Consent is one of several possibilities for the lawfulness of data processing. It is particularly important that consent is given voluntarily by the data subject. The new Section 26 (2) BDSG- now expressly regulates consent in the context of an employment relationship. The legislator also offers help concerning the question of how this must be done and when voluntariness is given. Any consent already issued in the past will however remain effective, provided it has been legally obtained.
Art. 88 (1) GDPR as well as the new Section 26 BDSG now also expressly regulate that the processing of personal data on the basis of works agreements is admissible. The works agreements must of course comply with the data protection standard of the GDPR. If they lower the standard of protection and if data processing in accordance with the provisions of any such works agreement is continued, there is a risk of a fine. It is therefore advisable to check all existing works agreements in terms of their compatibility with the new data protection law. It may be advisable to conclude a general works agreement. This can be used as guideline for the implementation of the GDPR, and can include rules on how existing works agreements should be adapted to the new data protection law in future.
The current Section 5 BDSG includes the commitment to data secrecy on the part of the persons involved in data processing. While this express rule will cease to apply, the GDPR does however establish principles that are to be observed during all data processing, and compliance with which must be demonstrated by the controller. For example, technical and organizational measures are required in order to be able to guarantee and demonstrate that processing is carried out in accordance with the GDPR. Consequently, a written commitment to comply with data protection requirements must still be obtained from the employees.

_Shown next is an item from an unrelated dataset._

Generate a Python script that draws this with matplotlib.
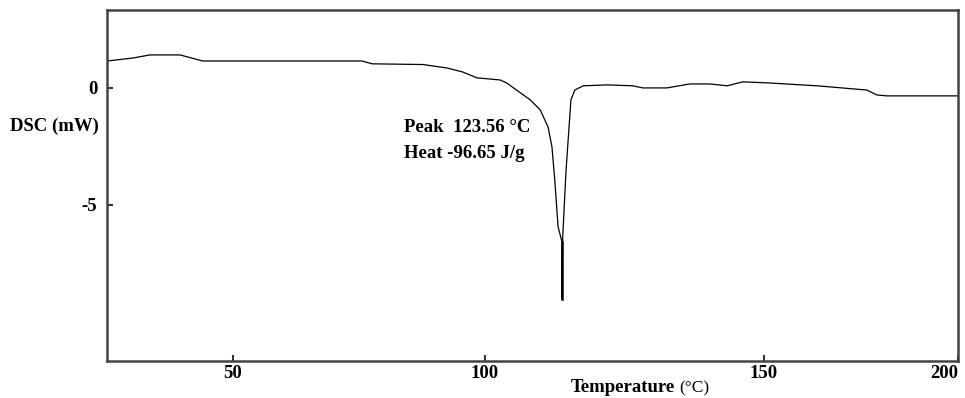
"""DSC heating curve with the melting endotherm annotated."""

import matplotlib
matplotlib.use("Agg")
import matplotlib.pyplot as plt
import numpy as np

# temperature axis is not uniform on the instrument printout: map each
# labelled temperature to its position along the axis (0 = left edge)
AXIS_TEMPS = [25, 50, 100, 150, 200]
AXIS_POS = [0, 126, 378, 657, 851]

temperature = [25, 30.2, 33.5, 39.5, 44.0, 50, 75.6, 77.6, 87.7, 92.5, 95.6,
               98.4, 102.7, 103.9, 108.1, 109.9, 111.3, 112.0, 112.5, 113.1,
               113.8, 113.8, 113.9, 114.5, 114.9, 115.4, 116.1, 117.6, 121.9,
               126.5, 128.3, 132.6, 136.7, 140.3, 143.4, 146.2, 151.5, 163.7,
               176.5, 179.1, 181.7, 200]
dsc_mw = [1.15, 1.28, 1.41, 1.41, 1.15, 1.15, 1.15, 1.03, 1.00, 0.85, 0.68,
          0.43, 0.34, 0.21, -0.51, -0.94, -1.67, -2.52, -3.93, -5.94,
          -6.58, -9.0, -6.5, -3.63, -2.22, -0.51, -0.09, 0.09, 0.13,
          0.09, 0.0, 0.0, 0.17, 0.17, 0.09, 0.26, 0.21, 0.09,
          -0.09, -0.30, -0.34, -0.34]

x_ticks = [50, 100, 150, 200]
y_ticks = [0, -5]
peak_label = "Peak  123.56 \u00b0C"
heat_label = "Heat -96.65 J/g"


def to_pos(t):
    return np.interp(t, AXIS_TEMPS, AXIS_POS, left=-1e9, right=1e9)


def to_temp(p):
    return np.interp(p, AXIS_POS, AXIS_TEMPS)


plt.rcParams["font.family"] = ["Liberation Serif", "DejaVu Serif"]
plt.rcParams["axes.unicode_minus"] = False
FS = 13.5

fig = plt.figure(figsize=(9.65, 3.98), dpi=100)
ax = fig.add_axes([107 / 965, 1 - 361 / 398, 851 / 965, 351 / 398])
ax.set_xscale("function", functions=(to_pos, to_temp))

ax.plot(temperature, dsc_mw, color="black", lw=0.9)
# the trace is drawn heavier through the bottom of the endotherm
ax.plot(temperature[20:22], dsc_mw[20:22], color="black", lw=1.8)

ax.set_xlim(25, 200)
ax.set_ylim(-11.67, 3.33)
ax.set_xticks(x_ticks)
ax.set_yticks(y_ticks)
ax.minorticks_off()
ax.tick_params(direction="in", length=4, width=1.5, color="#333333",
               labelsize=FS)
ax.tick_params(axis="x", pad=3)
ax.tick_params(axis="y", pad=7)
for lab in ax.get_xticklabels() + ax.get_yticklabels():
    lab.set_fontweight("bold")
ax.get_xticklabels()[-1].set_horizontalalignment("right")
for sp in ax.spines.values():
    sp.set_linewidth(1.8)
    sp.set_color("#444444")

fig.text(10 / 965, 1 - 126 / 398, "DSC (mW)", fontsize=FS,
         fontweight="bold", va="center", ha="left")
fig.text(675 / 965, 1 - 388 / 398, "Temperature", fontsize=FS,
         fontweight="bold", va="center", ha="right")
fig.text(679 / 965, 1 - 388 / 398, "(\u00b0C)", fontsize=FS - 1,
         va="center", ha="left")

fig.text(404 / 965, 1 - 127 / 398, peak_label, fontsize=FS,
         fontweight="bold", va="center", ha="left")
fig.text(404 / 965, 1 - 153 / 398, heat_label, fontsize=FS,
         fontweight="bold", va="center", ha="left")

fig.savefig("out.png", dpi=100, facecolor="white")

As is currently the case, the new law likewise does not contain any privileges related to data exchange within a group of companies. Rather, the same conditions apply for the lawfulness of data transfer as with respect to other third parties. The new law does however at least facilitate the exchange of personal data within a group of companies for internal administration purposes. Corresponding forwarding and processing can be legitimized on the basis of such purposes. However, even in these cases, the justified interest must be defined and weighed against the interests of the employee. The mere, unspecified desire to forward the data will still not suffice.
Employers should use the time remaining before the GDPR becomes applicable and check any related need for adaptation: any consent given should be checked and updated in the immediate future, the commitment to the principles of the GDPR should be ensured, and works agreements should be subjected to a compatibility check.